## DATASET EXCERPT
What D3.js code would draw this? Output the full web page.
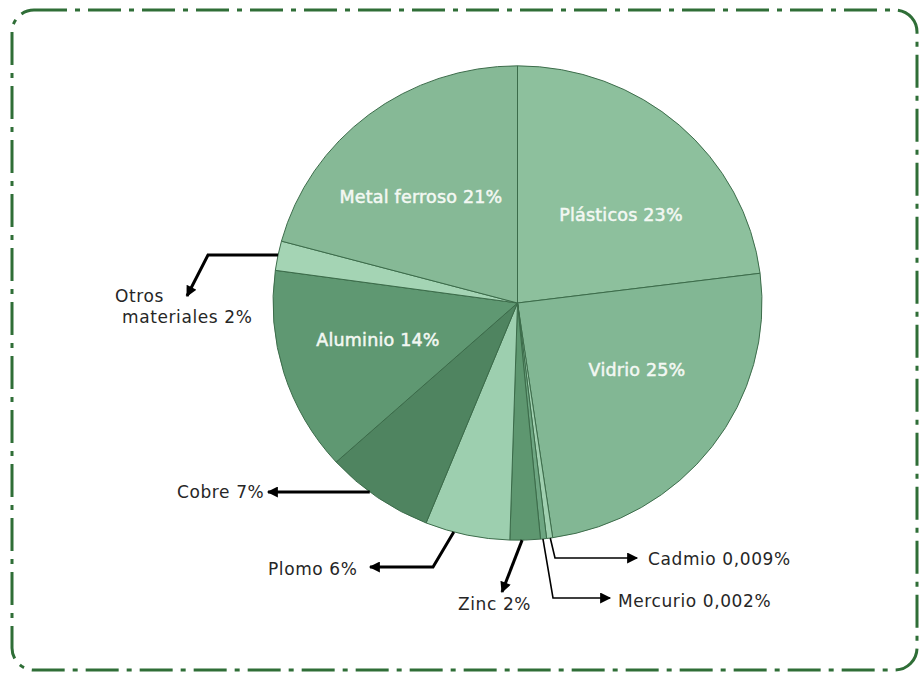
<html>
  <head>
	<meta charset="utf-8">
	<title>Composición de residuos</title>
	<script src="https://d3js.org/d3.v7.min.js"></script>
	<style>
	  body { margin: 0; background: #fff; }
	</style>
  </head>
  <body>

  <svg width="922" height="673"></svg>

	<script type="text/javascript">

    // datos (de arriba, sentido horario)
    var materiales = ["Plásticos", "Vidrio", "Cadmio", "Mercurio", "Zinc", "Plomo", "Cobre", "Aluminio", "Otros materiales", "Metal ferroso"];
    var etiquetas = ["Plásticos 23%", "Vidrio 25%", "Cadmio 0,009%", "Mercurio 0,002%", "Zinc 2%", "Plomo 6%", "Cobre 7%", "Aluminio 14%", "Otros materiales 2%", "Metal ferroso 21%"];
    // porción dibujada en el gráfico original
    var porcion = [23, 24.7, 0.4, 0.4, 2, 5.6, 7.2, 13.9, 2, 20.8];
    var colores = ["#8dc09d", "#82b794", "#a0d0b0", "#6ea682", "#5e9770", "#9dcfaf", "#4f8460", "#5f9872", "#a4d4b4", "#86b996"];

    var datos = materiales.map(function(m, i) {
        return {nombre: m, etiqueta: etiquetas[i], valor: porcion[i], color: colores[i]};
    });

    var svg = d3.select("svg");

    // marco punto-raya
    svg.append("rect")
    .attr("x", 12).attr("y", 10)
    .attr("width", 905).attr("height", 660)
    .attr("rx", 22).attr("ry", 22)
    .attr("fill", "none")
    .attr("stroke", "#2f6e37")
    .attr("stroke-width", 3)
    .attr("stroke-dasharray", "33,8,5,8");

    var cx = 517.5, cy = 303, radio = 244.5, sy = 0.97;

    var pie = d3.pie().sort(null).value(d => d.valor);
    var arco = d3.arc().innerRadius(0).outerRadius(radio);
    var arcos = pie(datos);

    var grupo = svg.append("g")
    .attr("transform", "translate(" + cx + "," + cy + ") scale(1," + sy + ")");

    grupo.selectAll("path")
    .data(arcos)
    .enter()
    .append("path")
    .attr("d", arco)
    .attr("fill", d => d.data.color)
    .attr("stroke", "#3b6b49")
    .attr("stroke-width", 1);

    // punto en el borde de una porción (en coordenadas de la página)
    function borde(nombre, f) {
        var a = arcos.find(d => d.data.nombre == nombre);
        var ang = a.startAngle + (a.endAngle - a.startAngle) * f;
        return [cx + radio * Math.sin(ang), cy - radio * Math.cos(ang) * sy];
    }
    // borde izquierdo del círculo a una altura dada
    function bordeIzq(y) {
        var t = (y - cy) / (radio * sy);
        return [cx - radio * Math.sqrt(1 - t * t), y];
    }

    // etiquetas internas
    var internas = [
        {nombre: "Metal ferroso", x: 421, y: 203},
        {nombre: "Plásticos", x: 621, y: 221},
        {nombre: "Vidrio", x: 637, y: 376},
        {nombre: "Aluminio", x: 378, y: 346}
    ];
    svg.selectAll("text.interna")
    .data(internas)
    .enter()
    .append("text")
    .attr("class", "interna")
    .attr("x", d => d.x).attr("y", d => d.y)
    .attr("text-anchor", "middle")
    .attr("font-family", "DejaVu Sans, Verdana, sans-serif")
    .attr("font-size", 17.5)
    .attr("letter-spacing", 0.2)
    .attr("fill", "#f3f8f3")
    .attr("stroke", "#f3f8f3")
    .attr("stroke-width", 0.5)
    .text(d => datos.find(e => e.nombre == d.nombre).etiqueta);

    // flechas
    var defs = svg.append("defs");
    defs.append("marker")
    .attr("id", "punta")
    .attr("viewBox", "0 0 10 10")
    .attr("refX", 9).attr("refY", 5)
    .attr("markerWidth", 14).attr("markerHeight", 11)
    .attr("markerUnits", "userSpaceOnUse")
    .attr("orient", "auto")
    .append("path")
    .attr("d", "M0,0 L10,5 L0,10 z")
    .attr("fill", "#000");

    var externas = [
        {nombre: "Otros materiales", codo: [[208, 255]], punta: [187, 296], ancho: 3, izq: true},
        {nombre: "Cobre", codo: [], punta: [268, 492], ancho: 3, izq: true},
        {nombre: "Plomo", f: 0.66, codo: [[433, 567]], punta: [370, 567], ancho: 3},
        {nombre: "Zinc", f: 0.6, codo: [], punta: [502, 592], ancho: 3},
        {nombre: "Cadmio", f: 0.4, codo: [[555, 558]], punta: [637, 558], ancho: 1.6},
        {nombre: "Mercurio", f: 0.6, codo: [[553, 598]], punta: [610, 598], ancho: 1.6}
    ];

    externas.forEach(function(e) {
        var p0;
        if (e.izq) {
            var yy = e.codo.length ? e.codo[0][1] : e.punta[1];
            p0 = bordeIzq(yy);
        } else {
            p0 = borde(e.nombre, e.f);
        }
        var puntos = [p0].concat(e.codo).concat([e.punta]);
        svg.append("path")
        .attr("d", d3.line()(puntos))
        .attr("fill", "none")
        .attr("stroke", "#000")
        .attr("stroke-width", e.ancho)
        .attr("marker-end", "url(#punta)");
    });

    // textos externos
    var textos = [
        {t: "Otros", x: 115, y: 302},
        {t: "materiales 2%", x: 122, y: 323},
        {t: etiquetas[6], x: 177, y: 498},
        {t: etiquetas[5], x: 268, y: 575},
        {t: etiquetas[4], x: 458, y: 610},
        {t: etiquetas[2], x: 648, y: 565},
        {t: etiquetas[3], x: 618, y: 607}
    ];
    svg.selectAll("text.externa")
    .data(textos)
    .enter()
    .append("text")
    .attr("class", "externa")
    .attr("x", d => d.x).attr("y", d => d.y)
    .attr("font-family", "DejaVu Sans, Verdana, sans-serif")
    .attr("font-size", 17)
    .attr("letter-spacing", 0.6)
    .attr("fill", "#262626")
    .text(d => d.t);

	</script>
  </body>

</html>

## EXERCISE DETAILS
All of the material above should be reproduced exactly, except the pictures.

## REPLY
What D3.js code would draw this? Output the full web page.
<html>
  <head>
	<meta charset="utf-8">
	<title>Composición de residuos</title>
	<script src="https://d3js.org/d3.v7.min.js"></script>
	<style>
	  body { margin: 0; background: #fff; }
	</style>
  </head>
  <body>

  <svg width="922" height="673"></svg>

	<script type="text/javascript">

    // datos (de arriba, sentido horario)
    var materiales = ["Plásticos", "Vidrio", "Cadmio", "Mercurio", "Zinc", "Plomo", "Cobre", "Aluminio", "Otros materiales", "Metal ferroso"];
    var etiquetas = ["Plásticos 23%", "Vidrio 25%", "Cadmio 0,009%", "Mercurio 0,002%", "Zinc 2%", "Plomo 6%", "Cobre 7%", "Aluminio 14%", "Otros materiales 2%", "Metal ferroso 21%"];
    // porción dibujada en el gráfico original
    var porcion = [23, 24.7, 0.4, 0.4, 2, 5.6, 7.2, 13.9, 2, 20.8];
    var colores = ["#8dc09d", "#82b794", "#a0d0b0", "#6ea682", "#5e9770", "#9dcfaf", "#4f8460", "#5f9872", "#a4d4b4", "#86b996"];

    var datos = materiales.map(function(m, i) {
        return {nombre: m, etiqueta: etiquetas[i], valor: porcion[i], color: colores[i]};
    });

    var svg = d3.select("svg");

    // marco punto-raya
    svg.append("rect")
    .attr("x", 12).attr("y", 10)
    .attr("width", 905).attr("height", 660)
    .attr("rx", 22).attr("ry", 22)
    .attr("fill", "none")
    .attr("stroke", "#2f6e37")
    .attr("stroke-width", 3)
    .attr("stroke-dasharray", "33,8,5,8");

    var cx = 517.5, cy = 303, radio = 244.5, sy = 0.97;

    var pie = d3.pie().sort(null).value(d => d.valor);
    var arco = d3.arc().innerRadius(0).outerRadius(radio);
    var arcos = pie(datos);

    var grupo = svg.append("g")
    .attr("transform", "translate(" + cx + "," + cy + ") scale(1," + sy + ")");

    grupo.selectAll("path")
    .data(arcos)
    .enter()
    .append("path")
    .attr("d", arco)
    .attr("fill", d => d.data.color)
    .attr("stroke", "#3b6b49")
    .attr("stroke-width", 1);

    // punto en el borde de una porción (en coordenadas de la página)
    function borde(nombre, f) {
        var a = arcos.find(d => d.data.nombre == nombre);
        var ang = a.startAngle + (a.endAngle - a.startAngle) * f;
        return [cx + radio * Math.sin(ang), cy - radio * Math.cos(ang) * sy];
    }
    // borde izquierdo del círculo a una altura dada
    function bordeIzq(y) {
        var t = (y - cy) / (radio * sy);
        return [cx - radio * Math.sqrt(1 - t * t), y];
    }

    // etiquetas internas
    var internas = [
        {nombre: "Metal ferroso", x: 421, y: 203},
        {nombre: "Plásticos", x: 621, y: 221},
        {nombre: "Vidrio", x: 637, y: 376},
        {nombre: "Aluminio", x: 378, y: 346}
    ];
    svg.selectAll("text.interna")
    .data(internas)
    .enter()
    .append("text")
    .attr("class", "interna")
    .attr("x", d => d.x).attr("y", d => d.y)
    .attr("text-anchor", "middle")
    .attr("font-family", "DejaVu Sans, Verdana, sans-serif")
    .attr("font-size", 17.5)
    .attr("letter-spacing", 0.2)
    .attr("fill", "#f3f8f3")
    .attr("stroke", "#f3f8f3")
    .attr("stroke-width", 0.5)
    .text(d => datos.find(e => e.nombre == d.nombre).etiqueta);

    // flechas
    var defs = svg.append("defs");
    defs.append("marker")
    .attr("id", "punta")
    .attr("viewBox", "0 0 10 10")
    .attr("refX", 9).attr("refY", 5)
    .attr("markerWidth", 14).attr("markerHeight", 11)
    .attr("markerUnits", "userSpaceOnUse")
    .attr("orient", "auto")
    .append("path")
    .attr("d", "M0,0 L10,5 L0,10 z")
    .attr("fill", "#000");

    var externas = [
        {nombre: "Otros materiales", codo: [[208, 255]], punta: [187, 296], ancho: 3, izq: true},
        {nombre: "Cobre", codo: [], punta: [268, 492], ancho: 3, izq: true},
        {nombre: "Plomo", f: 0.66, codo: [[433, 567]], punta: [370, 567], ancho: 3},
        {nombre: "Zinc", f: 0.6, codo: [], punta: [502, 592], ancho: 3},
        {nombre: "Cadmio", f: 0.4, codo: [[555, 558]], punta: [637, 558], ancho: 1.6},
        {nombre: "Mercurio", f: 0.6, codo: [[553, 598]], punta: [610, 598], ancho: 1.6}
    ];

    externas.forEach(function(e) {
        var p0;
        if (e.izq) {
            var yy = e.codo.length ? e.codo[0][1] : e.punta[1];
            p0 = bordeIzq(yy);
        } else {
            p0 = borde(e.nombre, e.f);
        }
        var puntos = [p0].concat(e.codo).concat([e.punta]);
        svg.append("path")
        .attr("d", d3.line()(puntos))
        .attr("fill", "none")
        .attr("stroke", "#000")
        .attr("stroke-width", e.ancho)
        .attr("marker-end", "url(#punta)");
    });

    // textos externos
    var textos = [
        {t: "Otros", x: 115, y: 302},
        {t: "materiales 2%", x: 122, y: 323},
        {t: etiquetas[6], x: 177, y: 498},
        {t: etiquetas[5], x: 268, y: 575},
        {t: etiquetas[4], x: 458, y: 610},
        {t: etiquetas[2], x: 648, y: 565},
        {t: etiquetas[3], x: 618, y: 607}
    ];
    svg.selectAll("text.externa")
    .data(textos)
    .enter()
    .append("text")
    .attr("class", "externa")
    .attr("x", d => d.x).attr("y", d => d.y)
    .attr("font-family", "DejaVu Sans, Verdana, sans-serif")
    .attr("font-size", 17)
    .attr("letter-spacing", 0.6)
    .attr("fill", "#262626")
    .text(d => d.t);

	</script>
  </body>

</html>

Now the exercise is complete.